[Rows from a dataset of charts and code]
_____
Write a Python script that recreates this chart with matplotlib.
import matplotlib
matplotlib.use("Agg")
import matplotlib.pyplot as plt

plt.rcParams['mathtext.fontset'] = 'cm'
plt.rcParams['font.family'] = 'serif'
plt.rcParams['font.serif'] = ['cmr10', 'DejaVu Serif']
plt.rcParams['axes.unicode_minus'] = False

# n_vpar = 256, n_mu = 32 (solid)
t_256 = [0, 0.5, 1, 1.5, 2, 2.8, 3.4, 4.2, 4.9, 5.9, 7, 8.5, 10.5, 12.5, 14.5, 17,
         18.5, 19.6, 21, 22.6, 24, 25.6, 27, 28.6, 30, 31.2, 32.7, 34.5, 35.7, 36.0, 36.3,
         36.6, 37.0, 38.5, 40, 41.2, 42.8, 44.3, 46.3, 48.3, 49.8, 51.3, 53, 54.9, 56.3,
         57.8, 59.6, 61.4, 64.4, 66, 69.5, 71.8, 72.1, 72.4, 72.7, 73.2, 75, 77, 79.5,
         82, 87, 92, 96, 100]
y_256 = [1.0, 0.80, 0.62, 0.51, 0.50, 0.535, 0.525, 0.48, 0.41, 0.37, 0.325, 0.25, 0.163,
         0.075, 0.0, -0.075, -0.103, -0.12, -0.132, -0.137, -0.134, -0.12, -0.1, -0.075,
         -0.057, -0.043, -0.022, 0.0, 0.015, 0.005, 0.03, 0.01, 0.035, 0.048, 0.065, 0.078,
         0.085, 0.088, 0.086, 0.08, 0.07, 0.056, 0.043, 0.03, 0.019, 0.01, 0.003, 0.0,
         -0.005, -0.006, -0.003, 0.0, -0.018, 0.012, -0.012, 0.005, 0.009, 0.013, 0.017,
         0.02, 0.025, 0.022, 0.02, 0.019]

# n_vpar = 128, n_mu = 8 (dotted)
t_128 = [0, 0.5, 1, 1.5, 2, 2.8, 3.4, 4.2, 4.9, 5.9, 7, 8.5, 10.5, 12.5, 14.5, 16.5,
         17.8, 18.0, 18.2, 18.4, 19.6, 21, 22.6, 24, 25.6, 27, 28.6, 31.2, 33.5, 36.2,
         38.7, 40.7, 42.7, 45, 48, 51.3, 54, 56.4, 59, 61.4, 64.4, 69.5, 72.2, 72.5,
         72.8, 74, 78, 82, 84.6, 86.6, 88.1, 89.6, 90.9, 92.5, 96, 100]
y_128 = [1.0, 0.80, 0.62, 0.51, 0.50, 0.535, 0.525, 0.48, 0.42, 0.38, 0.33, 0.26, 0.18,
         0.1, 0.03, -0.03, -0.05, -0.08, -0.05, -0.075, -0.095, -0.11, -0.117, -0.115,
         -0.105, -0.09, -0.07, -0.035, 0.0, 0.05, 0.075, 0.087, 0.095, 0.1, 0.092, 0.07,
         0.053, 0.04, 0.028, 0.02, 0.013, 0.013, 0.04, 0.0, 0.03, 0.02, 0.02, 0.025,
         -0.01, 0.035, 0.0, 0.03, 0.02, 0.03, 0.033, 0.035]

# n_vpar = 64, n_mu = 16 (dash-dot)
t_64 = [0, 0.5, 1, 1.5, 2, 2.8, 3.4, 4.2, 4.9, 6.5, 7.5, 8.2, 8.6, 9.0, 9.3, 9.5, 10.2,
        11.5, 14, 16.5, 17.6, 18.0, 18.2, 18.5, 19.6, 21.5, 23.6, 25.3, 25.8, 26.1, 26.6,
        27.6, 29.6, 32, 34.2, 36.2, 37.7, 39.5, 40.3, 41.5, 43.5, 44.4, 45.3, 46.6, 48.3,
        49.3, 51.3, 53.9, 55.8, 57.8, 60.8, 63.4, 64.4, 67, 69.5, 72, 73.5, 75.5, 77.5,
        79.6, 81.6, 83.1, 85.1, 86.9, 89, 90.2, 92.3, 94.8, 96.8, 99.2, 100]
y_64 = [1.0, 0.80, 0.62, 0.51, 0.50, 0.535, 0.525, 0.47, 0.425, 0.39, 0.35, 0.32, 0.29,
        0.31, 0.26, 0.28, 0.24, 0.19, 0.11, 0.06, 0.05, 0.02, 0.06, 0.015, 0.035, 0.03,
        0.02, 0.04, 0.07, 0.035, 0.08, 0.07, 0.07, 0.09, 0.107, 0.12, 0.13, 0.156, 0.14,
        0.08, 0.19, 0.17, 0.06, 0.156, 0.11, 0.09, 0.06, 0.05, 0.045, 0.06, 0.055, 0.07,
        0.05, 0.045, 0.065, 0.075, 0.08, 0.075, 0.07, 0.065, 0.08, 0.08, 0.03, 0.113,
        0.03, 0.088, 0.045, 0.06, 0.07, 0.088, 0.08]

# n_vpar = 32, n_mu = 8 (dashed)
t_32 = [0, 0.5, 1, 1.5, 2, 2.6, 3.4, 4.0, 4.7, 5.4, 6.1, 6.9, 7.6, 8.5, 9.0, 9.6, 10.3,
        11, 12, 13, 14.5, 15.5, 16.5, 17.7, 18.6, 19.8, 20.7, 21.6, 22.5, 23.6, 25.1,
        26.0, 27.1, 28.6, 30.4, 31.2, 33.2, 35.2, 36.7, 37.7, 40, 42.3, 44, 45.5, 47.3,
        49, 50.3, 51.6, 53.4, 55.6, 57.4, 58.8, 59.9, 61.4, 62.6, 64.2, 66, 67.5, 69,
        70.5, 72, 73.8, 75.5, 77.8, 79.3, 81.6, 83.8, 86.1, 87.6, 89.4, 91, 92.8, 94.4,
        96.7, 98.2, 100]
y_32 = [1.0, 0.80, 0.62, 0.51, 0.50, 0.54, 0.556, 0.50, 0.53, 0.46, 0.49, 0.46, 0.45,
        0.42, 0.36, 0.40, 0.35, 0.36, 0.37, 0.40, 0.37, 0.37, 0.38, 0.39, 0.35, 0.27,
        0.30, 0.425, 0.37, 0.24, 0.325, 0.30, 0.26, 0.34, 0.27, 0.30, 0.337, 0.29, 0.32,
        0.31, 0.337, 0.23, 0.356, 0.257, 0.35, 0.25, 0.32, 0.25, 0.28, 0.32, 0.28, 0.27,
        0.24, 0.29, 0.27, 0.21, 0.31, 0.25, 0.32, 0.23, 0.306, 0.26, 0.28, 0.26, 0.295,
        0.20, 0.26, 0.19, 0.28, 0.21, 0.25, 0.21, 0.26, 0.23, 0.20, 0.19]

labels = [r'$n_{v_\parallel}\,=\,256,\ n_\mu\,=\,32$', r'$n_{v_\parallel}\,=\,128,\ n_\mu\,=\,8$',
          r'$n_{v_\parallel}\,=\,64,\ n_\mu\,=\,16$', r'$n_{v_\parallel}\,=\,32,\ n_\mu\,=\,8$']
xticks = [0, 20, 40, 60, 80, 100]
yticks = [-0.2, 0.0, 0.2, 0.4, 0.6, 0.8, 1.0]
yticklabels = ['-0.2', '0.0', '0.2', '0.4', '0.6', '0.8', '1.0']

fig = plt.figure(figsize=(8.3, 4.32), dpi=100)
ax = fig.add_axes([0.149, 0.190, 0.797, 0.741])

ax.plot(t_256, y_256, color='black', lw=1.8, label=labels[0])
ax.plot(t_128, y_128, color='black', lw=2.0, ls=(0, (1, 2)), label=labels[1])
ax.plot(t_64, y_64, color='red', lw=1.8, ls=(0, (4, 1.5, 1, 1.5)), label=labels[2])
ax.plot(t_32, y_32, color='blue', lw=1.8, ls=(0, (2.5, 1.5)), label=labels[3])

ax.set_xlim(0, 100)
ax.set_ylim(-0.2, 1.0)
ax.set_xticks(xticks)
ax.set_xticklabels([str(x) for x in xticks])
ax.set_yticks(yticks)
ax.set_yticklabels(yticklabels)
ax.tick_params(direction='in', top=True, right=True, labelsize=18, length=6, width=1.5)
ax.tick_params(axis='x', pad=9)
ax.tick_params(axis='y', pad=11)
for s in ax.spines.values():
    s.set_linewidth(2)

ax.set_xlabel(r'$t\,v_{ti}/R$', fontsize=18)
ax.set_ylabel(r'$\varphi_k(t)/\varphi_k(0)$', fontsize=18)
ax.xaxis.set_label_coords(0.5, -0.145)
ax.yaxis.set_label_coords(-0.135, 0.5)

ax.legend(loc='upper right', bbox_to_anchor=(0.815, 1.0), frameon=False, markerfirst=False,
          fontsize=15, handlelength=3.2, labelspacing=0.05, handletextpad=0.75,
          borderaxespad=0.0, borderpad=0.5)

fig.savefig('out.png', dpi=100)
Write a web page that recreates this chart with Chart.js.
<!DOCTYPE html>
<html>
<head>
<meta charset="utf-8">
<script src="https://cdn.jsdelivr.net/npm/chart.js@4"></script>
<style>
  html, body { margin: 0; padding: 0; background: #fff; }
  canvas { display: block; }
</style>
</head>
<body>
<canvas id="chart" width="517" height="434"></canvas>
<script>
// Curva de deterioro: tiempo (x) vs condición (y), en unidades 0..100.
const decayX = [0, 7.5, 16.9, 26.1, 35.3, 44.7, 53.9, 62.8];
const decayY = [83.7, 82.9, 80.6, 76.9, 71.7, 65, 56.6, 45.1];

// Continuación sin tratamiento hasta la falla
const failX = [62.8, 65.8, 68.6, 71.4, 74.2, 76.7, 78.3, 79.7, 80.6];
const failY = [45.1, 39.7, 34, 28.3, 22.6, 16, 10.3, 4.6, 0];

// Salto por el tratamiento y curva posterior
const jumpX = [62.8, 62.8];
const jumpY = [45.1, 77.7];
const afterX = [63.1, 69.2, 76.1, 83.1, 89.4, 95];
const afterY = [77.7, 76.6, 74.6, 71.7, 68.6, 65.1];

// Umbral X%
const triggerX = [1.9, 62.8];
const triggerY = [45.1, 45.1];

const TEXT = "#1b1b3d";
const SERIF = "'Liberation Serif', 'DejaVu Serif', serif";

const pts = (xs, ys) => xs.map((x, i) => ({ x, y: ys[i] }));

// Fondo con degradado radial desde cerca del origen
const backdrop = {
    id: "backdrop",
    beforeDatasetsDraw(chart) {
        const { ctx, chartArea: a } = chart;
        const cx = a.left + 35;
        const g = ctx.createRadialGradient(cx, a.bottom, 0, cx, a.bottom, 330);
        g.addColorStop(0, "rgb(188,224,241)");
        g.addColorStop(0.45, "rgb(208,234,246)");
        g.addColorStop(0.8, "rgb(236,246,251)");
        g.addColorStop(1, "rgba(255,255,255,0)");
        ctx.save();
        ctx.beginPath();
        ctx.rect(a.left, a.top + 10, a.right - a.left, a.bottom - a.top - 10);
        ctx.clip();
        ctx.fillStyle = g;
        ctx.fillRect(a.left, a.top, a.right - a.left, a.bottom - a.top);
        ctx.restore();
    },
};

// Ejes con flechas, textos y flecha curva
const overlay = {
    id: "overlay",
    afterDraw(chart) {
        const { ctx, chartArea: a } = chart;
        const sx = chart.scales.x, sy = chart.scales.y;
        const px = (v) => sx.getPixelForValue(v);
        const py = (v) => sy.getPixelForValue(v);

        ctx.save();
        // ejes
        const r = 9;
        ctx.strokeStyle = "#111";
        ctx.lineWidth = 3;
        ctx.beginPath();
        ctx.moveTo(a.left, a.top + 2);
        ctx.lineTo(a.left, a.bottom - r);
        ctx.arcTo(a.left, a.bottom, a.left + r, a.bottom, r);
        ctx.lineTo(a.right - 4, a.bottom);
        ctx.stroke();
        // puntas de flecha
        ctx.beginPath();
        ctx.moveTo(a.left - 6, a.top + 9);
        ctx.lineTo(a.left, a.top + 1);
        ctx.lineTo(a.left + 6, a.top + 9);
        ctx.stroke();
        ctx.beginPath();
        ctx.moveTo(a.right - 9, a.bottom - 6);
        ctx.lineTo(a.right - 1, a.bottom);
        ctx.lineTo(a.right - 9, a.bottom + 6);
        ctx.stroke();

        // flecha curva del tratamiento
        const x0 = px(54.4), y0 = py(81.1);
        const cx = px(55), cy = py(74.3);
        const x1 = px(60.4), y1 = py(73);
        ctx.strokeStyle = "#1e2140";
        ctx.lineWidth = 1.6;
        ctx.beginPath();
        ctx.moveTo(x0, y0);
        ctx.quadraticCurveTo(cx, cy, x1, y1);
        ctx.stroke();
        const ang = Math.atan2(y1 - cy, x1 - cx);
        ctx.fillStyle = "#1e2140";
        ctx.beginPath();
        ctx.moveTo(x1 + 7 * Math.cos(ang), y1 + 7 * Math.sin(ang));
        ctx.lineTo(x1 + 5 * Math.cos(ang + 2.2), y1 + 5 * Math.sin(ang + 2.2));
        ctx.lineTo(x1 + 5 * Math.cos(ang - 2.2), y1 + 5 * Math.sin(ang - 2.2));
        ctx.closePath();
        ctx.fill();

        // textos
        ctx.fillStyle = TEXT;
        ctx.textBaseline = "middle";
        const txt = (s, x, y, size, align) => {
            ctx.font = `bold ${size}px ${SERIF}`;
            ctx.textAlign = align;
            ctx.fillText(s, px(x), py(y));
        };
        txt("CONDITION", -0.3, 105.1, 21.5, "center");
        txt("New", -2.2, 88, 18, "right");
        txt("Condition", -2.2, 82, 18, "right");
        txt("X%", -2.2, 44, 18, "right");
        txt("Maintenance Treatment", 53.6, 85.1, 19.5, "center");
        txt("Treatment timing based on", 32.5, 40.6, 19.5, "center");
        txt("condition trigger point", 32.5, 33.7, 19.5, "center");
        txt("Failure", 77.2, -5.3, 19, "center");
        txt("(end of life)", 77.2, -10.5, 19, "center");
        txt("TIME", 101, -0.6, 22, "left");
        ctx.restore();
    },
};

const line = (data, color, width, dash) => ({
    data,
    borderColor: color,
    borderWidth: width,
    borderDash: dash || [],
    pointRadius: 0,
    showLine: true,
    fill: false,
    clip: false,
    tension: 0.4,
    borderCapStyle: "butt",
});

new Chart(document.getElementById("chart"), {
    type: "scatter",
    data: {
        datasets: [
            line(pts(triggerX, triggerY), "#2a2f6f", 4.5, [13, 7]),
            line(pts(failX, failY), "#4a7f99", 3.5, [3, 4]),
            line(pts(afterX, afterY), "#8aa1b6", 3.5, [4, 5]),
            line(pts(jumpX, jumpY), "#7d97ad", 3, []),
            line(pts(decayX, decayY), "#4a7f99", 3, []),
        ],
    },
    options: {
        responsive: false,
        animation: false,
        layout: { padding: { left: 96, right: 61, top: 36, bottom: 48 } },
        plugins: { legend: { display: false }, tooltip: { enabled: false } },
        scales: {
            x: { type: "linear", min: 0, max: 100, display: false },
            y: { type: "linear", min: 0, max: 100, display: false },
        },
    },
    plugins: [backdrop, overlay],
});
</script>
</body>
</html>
_____
[Written problem] Only the lines from the one with "Write a web" to the one with "10.3, 4.6, 0];" are wanted; extract them exactly, both ends included.

[Written answer]
Write a web page that recreates this chart with Chart.js.
<!DOCTYPE html>
<html>
<head>
<meta charset="utf-8">
<script src="https://cdn.jsdelivr.net/npm/chart.js@4"></script>
<style>
  html, body { margin: 0; padding: 0; background: #fff; }
  canvas { display: block; }
</style>
</head>
<body>
<canvas id="chart" width="517" height="434"></canvas>
<script>
// Curva de deterioro: tiempo (x) vs condición (y), en unidades 0..100.
const decayX = [0, 7.5, 16.9, 26.1, 35.3, 44.7, 53.9, 62.8];
const decayY = [83.7, 82.9, 80.6, 76.9, 71.7, 65, 56.6, 45.1];

// Continuación sin tratamiento hasta la falla
const failX = [62.8, 65.8, 68.6, 71.4, 74.2, 76.7, 78.3, 79.7, 80.6];
const failY = [45.1, 39.7, 34, 28.3, 22.6, 16, 10.3, 4.6, 0];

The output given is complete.